I went with Glenda Dyson. Her mother and mine are dorm mates in the Alzheimer’s unit at Carillon Assisted Living.

Glenda is also a customer of ours.  She advertises her store, Just the Thing, in Coffee News.  Just the Thing carries educational games and toys for children — and for their teachers and parents.

I first met Glenda when I was technology facilitator at Rockwell Elementary School.  She taught kindergarten.

Interestingly enough, another woman in our little group of Carillon walkers was also a former kindergarten teacher.  She taught 32 years and said she would have taught a few more years but retired so that she could spend more time caring for her mother.

Kindergarten teachers have the extreme patience and kindness that make them particularly good at taking care of mothers with Alzheimer’s.

In some ways, a person with Alzheimer’s is not unlike a small child.

Besides raising money for The Alzheimer’s Association, in order to find better treatments and hopefully a cure for Alzheimer’s, the value in a walk like this was the sheer emotional support it offers those going through this.

At least that was helpful for me.

A three mile walk gives you a little time to compare notes.

For example, I found that I’m not the only one who knows what it’s like to visit the ER three times in four days (and four times in two weeks) because a mother fell and hit her head.

This happens to a lot of people.

I will say that the pace was a little brisk for me.  I thought I walked pretty fast, but I don’t.  These ladies walked at a clip that had me huffing and puffing.

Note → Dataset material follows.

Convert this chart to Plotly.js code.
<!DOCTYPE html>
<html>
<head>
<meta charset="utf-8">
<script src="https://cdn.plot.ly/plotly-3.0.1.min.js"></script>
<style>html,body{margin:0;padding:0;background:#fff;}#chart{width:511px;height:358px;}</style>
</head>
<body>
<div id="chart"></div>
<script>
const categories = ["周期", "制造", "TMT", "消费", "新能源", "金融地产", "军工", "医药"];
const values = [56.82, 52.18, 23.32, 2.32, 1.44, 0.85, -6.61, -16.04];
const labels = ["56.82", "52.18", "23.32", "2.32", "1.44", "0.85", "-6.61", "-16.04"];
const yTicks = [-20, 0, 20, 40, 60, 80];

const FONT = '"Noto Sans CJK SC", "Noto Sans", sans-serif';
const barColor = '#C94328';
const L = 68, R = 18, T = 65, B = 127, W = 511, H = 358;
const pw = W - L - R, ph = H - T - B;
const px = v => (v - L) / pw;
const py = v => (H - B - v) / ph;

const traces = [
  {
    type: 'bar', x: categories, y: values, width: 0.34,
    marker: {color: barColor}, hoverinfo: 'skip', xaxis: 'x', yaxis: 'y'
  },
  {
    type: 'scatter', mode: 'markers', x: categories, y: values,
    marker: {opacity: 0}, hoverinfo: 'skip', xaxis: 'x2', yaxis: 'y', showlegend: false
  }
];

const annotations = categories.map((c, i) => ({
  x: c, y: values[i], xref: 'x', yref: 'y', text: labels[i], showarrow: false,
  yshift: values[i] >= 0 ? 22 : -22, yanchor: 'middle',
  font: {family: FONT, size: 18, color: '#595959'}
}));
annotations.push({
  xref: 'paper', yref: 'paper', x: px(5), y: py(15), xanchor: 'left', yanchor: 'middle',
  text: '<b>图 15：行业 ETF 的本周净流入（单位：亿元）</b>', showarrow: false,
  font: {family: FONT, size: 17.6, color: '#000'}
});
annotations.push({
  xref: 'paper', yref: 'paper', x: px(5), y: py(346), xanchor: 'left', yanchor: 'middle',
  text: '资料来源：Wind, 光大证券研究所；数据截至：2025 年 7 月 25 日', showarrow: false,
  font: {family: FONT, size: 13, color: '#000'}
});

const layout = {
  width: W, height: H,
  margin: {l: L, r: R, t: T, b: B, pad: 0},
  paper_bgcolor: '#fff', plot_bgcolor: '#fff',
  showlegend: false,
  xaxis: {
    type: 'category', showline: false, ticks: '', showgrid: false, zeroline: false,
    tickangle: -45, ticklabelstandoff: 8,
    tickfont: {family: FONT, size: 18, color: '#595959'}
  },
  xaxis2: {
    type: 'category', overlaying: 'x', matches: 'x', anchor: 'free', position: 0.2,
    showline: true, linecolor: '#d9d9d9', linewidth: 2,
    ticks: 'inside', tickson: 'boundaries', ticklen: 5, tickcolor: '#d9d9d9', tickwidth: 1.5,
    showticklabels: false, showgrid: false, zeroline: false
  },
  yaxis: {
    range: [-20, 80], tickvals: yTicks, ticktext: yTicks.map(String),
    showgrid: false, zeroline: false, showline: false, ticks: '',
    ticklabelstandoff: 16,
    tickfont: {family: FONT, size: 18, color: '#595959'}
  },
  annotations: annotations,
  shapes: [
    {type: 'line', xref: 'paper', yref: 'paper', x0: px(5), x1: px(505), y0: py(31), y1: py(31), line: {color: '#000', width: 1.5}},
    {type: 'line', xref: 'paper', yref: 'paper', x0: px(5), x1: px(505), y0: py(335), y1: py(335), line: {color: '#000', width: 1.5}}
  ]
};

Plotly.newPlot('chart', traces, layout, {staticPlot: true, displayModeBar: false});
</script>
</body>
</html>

In the Alzheimer’s unit, women dramatically outnumber the men — presumably because they live longer.  Maybe they live longer because they walk faster!

One Reply to “Alzheimer's: walking for memory”

  1. You were NOT huffing and puffing any more than the rest of us! It was a VERY warm morning. Thanks for walking with me. I agree…it was good therapy for all of us dealilng with this horrible disease.